文献类型： 外文期刊

作者： Feng, Ziheng ¹ ; Cheng, Zhida ² ; Ren, Lipeng ² ; Liu, Bowei ² ; Zhang, Chengjian ² ; Zhao, Dan ² ; Sun, Heguang ² ; Feng, Haikuan ² ; Long, Huiling ² ; Xu, Bo ² ; Yang, Hao ² ; Song, Xiaoyu ² ; Ma, Xinming ¹ ; Yang, Guijun ² ; Zhao, Chunjiang ² ;

作者机构： 1.Henan Agr Univ, State Key Lab Wheat & Maize Crop Sci, Agron Coll, Zhengzhou 450046, Henan, Peoples R China

2.Beijing Acad Agr & Forestry Sci, Informat Technol Res Ctr, Key Lab Quantitat Remote Sensing Agr, Minist Agr & Rural Affairs, Beijing 100097, Peoples R China

关键词： UAV; Real-time; Composite index; Maize phenology; BBCH

期刊名称：COMPUTERS AND ELECTRONICS IN AGRICULTURE （ 影响因子：7.7； 五年影响因子：8.4 ）

ISSN： 0168-1699

年卷期： 2024 年 224 卷

页码：

收录情况： SCI

摘要： Real-time crop phenological information can provide crucial guidance for field management, agricultural machinery scheduling, and other agricultural activities. However, in previous research, phenological monitoring is often done post-seasonally, which typically entails a certain degree of lag. To overcome this, here we combined time-series UAV data, image-derived structural information, and cumulative temperature required for maize growth to explore the mapping relationships between multiple data and maize phenology (Bundessortenamt and CHemical Industry scale, BBCH). Then we developed a model for phenology's real-time monitoring for applications requiring only single-time-phase UAV imagery and a single environmental factor (cumulative temperature). Specifically, a composite index was built using the one-to-one multiplication of vegetation index (VI), structural features (SF), and relative growing degree-days (RGS). Finally, the real-time monitoring model of maize BBCH was constructed via the ordinary least squares (OLS) fitting method. The results reveal the DATTRGS model performs best, showing significant advantages over other combinations (VI-PH, VI-CC, CC-RGS, and PH-RGS), with R2, RMSE, NRMSE, and RMSEd values of 0.92, 7.66, 13.57, and 38.14 d, respectively. Plant phenology is a combined response outcome to genotype, field management, and regional environment; and while a VI can indicate the maize genotype and mode of field management, cumulus temperature is indicative of the regional environment and hence more mechanistic.

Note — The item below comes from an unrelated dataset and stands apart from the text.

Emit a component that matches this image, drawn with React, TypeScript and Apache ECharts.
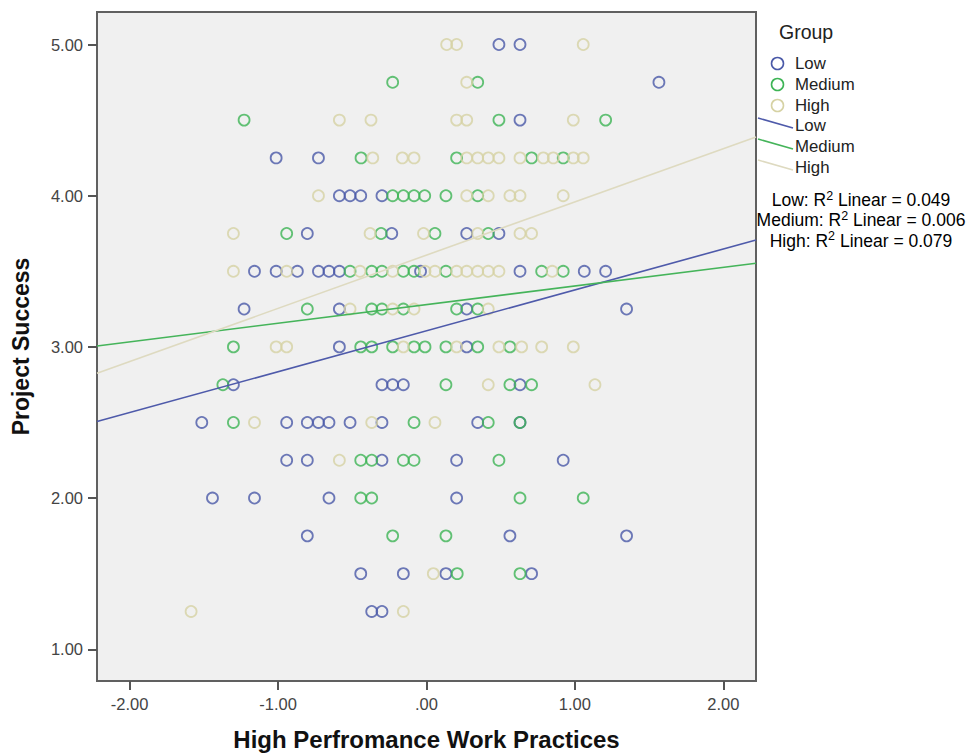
import React, { useEffect, useRef } from "react";
import * as echarts from "echarts";

// ---- data ----
const groups = ["Low", "Medium", "High"];

const lowPoints: number[][] = [
  [0.488, 5.0], [0.63, 5.0],
  [1.566, 4.75],
  [0.63, 4.5],
  [-1.013, 4.25], [-0.728, 4.25],
  [-0.587, 4.0], [-0.515, 4.0], [-0.443, 4.0], [-0.3, 4.0],
  [-0.803, 3.75], [-0.234, 3.75], [0.271, 3.75], [0.488, 3.75],
  [-1.159, 3.5], [-1.013, 3.5], [-0.87, 3.5], [-0.728, 3.5], [-0.657, 3.5], [-0.587, 3.5], [-0.04, 3.5], [0.63, 3.5], [1.063, 3.5], [1.207, 3.5],
  [-1.229, 3.25], [-0.587, 3.25], [0.271, 3.25], [1.348, 3.25],
  [-0.587, 3.0], [0.271, 3.0],
  [-1.301, 2.75], [-0.3, 2.75], [-0.228, 2.75], [-0.156, 2.75], [0.63, 2.75],
  [-1.514, 2.5], [-0.942, 2.5], [-0.803, 2.5], [-0.728, 2.5], [-0.657, 2.5], [-0.515, 2.5], [-0.3, 2.5], [0.345, 2.5], [0.63, 2.5],
  [-0.942, 2.25], [-0.803, 2.25], [-0.3, 2.25], [0.203, 2.25], [0.921, 2.25],
  [-1.442, 2.0], [-1.159, 2.0], [-0.657, 2.0], [0.203, 2.0],
  [-0.803, 1.75], [0.562, 1.75], [1.348, 1.75],
  [-0.443, 1.5], [-0.156, 1.5], [0.131, 1.5], [0.708, 1.5],
  [-0.369, 1.25], [-0.3, 1.25],
];

const mediumPoints: number[][] = [
  [-0.228, 4.75], [0.345, 4.75],
  [-1.229, 4.5], [0.488, 4.5], [1.207, 4.5],
  [-0.441, 4.25], [0.203, 4.25], [0.708, 4.25], [0.921, 4.25],
  [-0.228, 4.0], [-0.156, 4.0], [-0.084, 4.0], [-0.012, 4.0], [0.131, 4.0], [0.345, 4.0],
  [-0.942, 3.75], [-0.306, 3.75], [0.057, 3.75], [0.416, 3.75],
  [-0.515, 3.5], [-0.369, 3.5], [-0.3, 3.5], [-0.156, 3.5], [-0.084, 3.5], [0.131, 3.5], [0.776, 3.5], [0.921, 3.5],
  [-0.803, 3.25], [-0.369, 3.25], [-0.3, 3.25], [-0.156, 3.25], [0.203, 3.25], [0.345, 3.25],
  [-1.301, 3.0], [-0.443, 3.0], [-0.369, 3.0], [-0.228, 3.0], [-0.084, 3.0], [-0.01, 3.0], [0.131, 3.0], [0.345, 3.0], [0.562, 3.0],
  [-1.372, 2.75], [0.131, 2.75], [0.562, 2.75], [0.708, 2.75],
  [-1.301, 2.5], [-0.084, 2.5], [0.416, 2.5], [0.63, 2.5],
  [-0.443, 2.25], [-0.369, 2.25], [-0.156, 2.25], [-0.084, 2.25], [0.488, 2.25],
  [-0.443, 2.0], [-0.369, 2.0], [0.63, 2.0], [1.056, 2.0],
  [-0.228, 1.75], [0.131, 1.75],
  [0.207, 1.5], [0.63, 1.5],
];

const highPoints: number[][] = [
  [0.136, 5.0], [0.203, 5.0], [1.056, 5.0],
  [0.271, 4.75],
  [-0.587, 4.5], [-0.374, 4.5], [0.203, 4.5], [0.271, 4.5], [0.989, 4.5],
  [-0.362, 4.25], [-0.163, 4.25], [-0.084, 4.25], [0.271, 4.25], [0.345, 4.25], [0.416, 4.25], [0.488, 4.25], [0.63, 4.25], [0.787, 4.25], [0.854, 4.25], [0.989, 4.25], [1.056, 4.25],
  [-0.728, 4.0], [0.271, 4.0], [0.416, 4.0], [0.562, 4.0], [0.63, 4.0], [0.921, 4.0],
  [-1.301, 3.75], [-0.38, 3.75], [-0.02, 3.75], [0.345, 3.75], [0.63, 3.75], [0.708, 3.75],
  [-1.301, 3.5], [-0.942, 3.5], [-0.448, 3.5], [-0.228, 3.5], [-0.01, 3.5], [0.057, 3.5], [0.203, 3.5], [0.271, 3.5], [0.345, 3.5], [0.416, 3.5], [0.488, 3.5], [0.847, 3.5],
  [-0.515, 3.25], [-0.228, 3.25], [-0.084, 3.25], [0.416, 3.25],
  [-1.013, 3.0], [-0.942, 3.0], [-0.156, 3.0], [0.203, 3.0], [0.488, 3.0], [0.641, 3.0], [0.776, 3.0], [0.989, 3.0],
  [0.416, 2.75], [1.135, 2.75],
  [-1.159, 2.5], [-0.369, 2.5], [0.057, 2.5],
  [-0.587, 2.25],
  [0.046, 1.5],
  [-1.586, 1.25], [-0.156, 1.25],
];

// fit lines (endpoints at the plot edges)
const lowFit: number[][] = [[-2.22, 2.506], [2.22, 3.707]];
const mediumFit: number[][] = [[-2.22, 3.006], [2.22, 3.553]];
const highFit: number[][] = [[-2.22, 2.825], [2.22, 4.389]];

const r2Values = ["0.049", "0.006", "0.079"];

const xTicks = [-2, -1, 0, 1, 2];
const xTickLabels = ["-2.00", "-1.00", ".00", "1.00", "2.00"];
const yTicks = [1, 2, 3, 4, 5];
const yTickLabels = ["1.00", "2.00", "3.00", "4.00", "5.00"];

const colors = ["#4a59a8", "#3db455", "#d6d2a4"];
const lineColors = ["#4e5aaa", "#45b45a", "#dedac0"];

const FONT = "'Liberation Sans', Arial, sans-serif";

export default function App() {
  const ref = useRef<HTMLDivElement>(null);

  useEffect(() => {
    if (!ref.current) return;
    const chart = echarts.init(ref.current, undefined, { renderer: "svg" });

    const pointSets = [lowPoints, mediumPoints, highPoints];
    const fits = [lowFit, mediumFit, highFit];

    const scatterSeries = groups.map((g, i) => ({
      name: g,
      type: "scatter",
      data: pointSets[i],
      symbol: "circle",
      symbolSize: 11,
      itemStyle: {
        color: "rgba(0,0,0,0)",
        borderColor: colors[i],
        borderWidth: 1.8,
      },
      emphasis: { disabled: true },
      z: 2,
    }));

    const lineSeries = groups.map((g, i) => ({
      name: g + " fit",
      type: "line",
      data: fits[i],
      symbol: "none",
      lineStyle: { color: lineColors[i], width: 1.6 },
      silent: true,
      z: 3,
    }));

    const legendTexts: any[] = [];
    legendTexts.push({
      type: "text",
      left: 779,
      top: 22,
      style: { text: "Group", font: `19.5px ${FONT}`, fill: "#222" },
    });
    const circleY = [63.5, 84.5, 105.5];
    groups.forEach((g, i) => {
      legendTexts.push({
        type: "circle",
        shape: { cx: 777.5, cy: circleY[i], r: 6 },
        style: { fill: "none", stroke: colors[i], lineWidth: 1.6 },
      });
      legendTexts.push({
        type: "text",
        x: 795,
        y: circleY[i],
        style: { text: g, font: `16.8px ${FONT}`, fill: "#222", textVerticalAlign: "middle" },
      });
    });
    const lineY = [125, 146, 167];
    groups.forEach((g, i) => {
      legendTexts.push({
        type: "line",
        shape: { x1: 758, y1: lineY[i] - 7, x2: 793, y2: lineY[i] + 3 },
        style: { stroke: lineColors[i], lineWidth: 1.6 },
      });
      legendTexts.push({
        type: "text",
        x: 795,
        y: lineY[i],
        style: { text: g, font: `16.8px ${FONT}`, fill: "#222", textVerticalAlign: "middle" },
      });
    });
    const r2Y = [199, 219, 239.5];
    groups.forEach((g, i) => {
      legendTexts.push({
        type: "text",
        x: 861,
        y: r2Y[i],
        style: {
          text: `{a|${g}: R}{s|2}{a| Linear = ${r2Values[i]}}`,
          align: "center",
          verticalAlign: "middle",
          rich: {
            a: { fontSize: 17.5, fontFamily: FONT, color: "#222", lineHeight: 20, verticalAlign: "bottom" },
            s: { fontSize: 12.5, fontFamily: FONT, color: "#222", lineHeight: 20, verticalAlign: "top" },
          },
        },
      });
    });

    chart.setOption({
      animation: false,
      backgroundColor: "#ffffff",
      textStyle: { fontFamily: FONT },
      grid: {
        left: 97,
        top: 12,
        width: 659,
        height: 669,
        show: true,
        backgroundColor: "#f0f0f0",
        borderColor: "#606060",
        borderWidth: 2,
      },
      xAxis: {
        type: "value",
        min: -2.22,
        max: 2.22,
        axisLine: { show: false, onZero: false },
        splitLine: { show: false },
        axisTick: {
          show: true,
          length: 9,
          customValues: xTicks,
          lineStyle: { color: "#555", width: 2 },
        },
        axisLabel: {
          customValues: xTicks,
          formatter: (v: number) => xTickLabels[xTicks.indexOf(Math.round(v))] ?? "",
          fontSize: 16.5,
          color: "#444",
          margin: 14,
          fontFamily: FONT,
        },
        name: "High Perfromance Work Practices",
        nameLocation: "middle",
        nameGap: 46,
        nameTextStyle: { fontSize: 24, fontWeight: "bold", color: "#111", fontFamily: FONT },
      },
      yAxis: {
        type: "value",
        min: 0.79,
        max: 5.215,
        axisLine: { show: false, onZero: false },
        splitLine: { show: false },
        axisTick: {
          show: true,
          length: 9,
          customValues: yTicks,
          lineStyle: { color: "#555", width: 2 },
        },
        axisLabel: {
          customValues: yTicks,
          formatter: (v: number) => yTickLabels[yTicks.indexOf(Math.round(v))] ?? "",
          fontSize: 16.5,
          color: "#444",
          margin: 14,
          fontFamily: FONT,
        },
        name: "Project Success",
        nameLocation: "middle",
        nameRotate: 90,
        nameGap: 65,
        nameTextStyle: { fontSize: 23, fontWeight: "bold", color: "#111", fontFamily: FONT },
      },
      series: [...scatterSeries, ...lineSeries],
      graphic: legendTexts,
    });

    return () => chart.dispose();
  }, []);

  return (
    <div
      ref={ref}
      style={{ position: "absolute", left: 0, top: 0, width: 966, height: 756 }}
    />
  );
}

Moreover, fluctuations in the sowing date had less of an effect on VI-RGS. However, when meteorological data is unavailable, the VI-PH model is recommended. Further, the VI-RGS model is able to determine the phenological differences and growth rates of maize in various breeding plots. This study presents new insights for the real-time monitoring of phenology from single-time-phase UAV imagery, providing timely crop phenotypic information for enhancing maize field management and smart breeding. The findings also offer technical support for the identification and selection of maize varieties.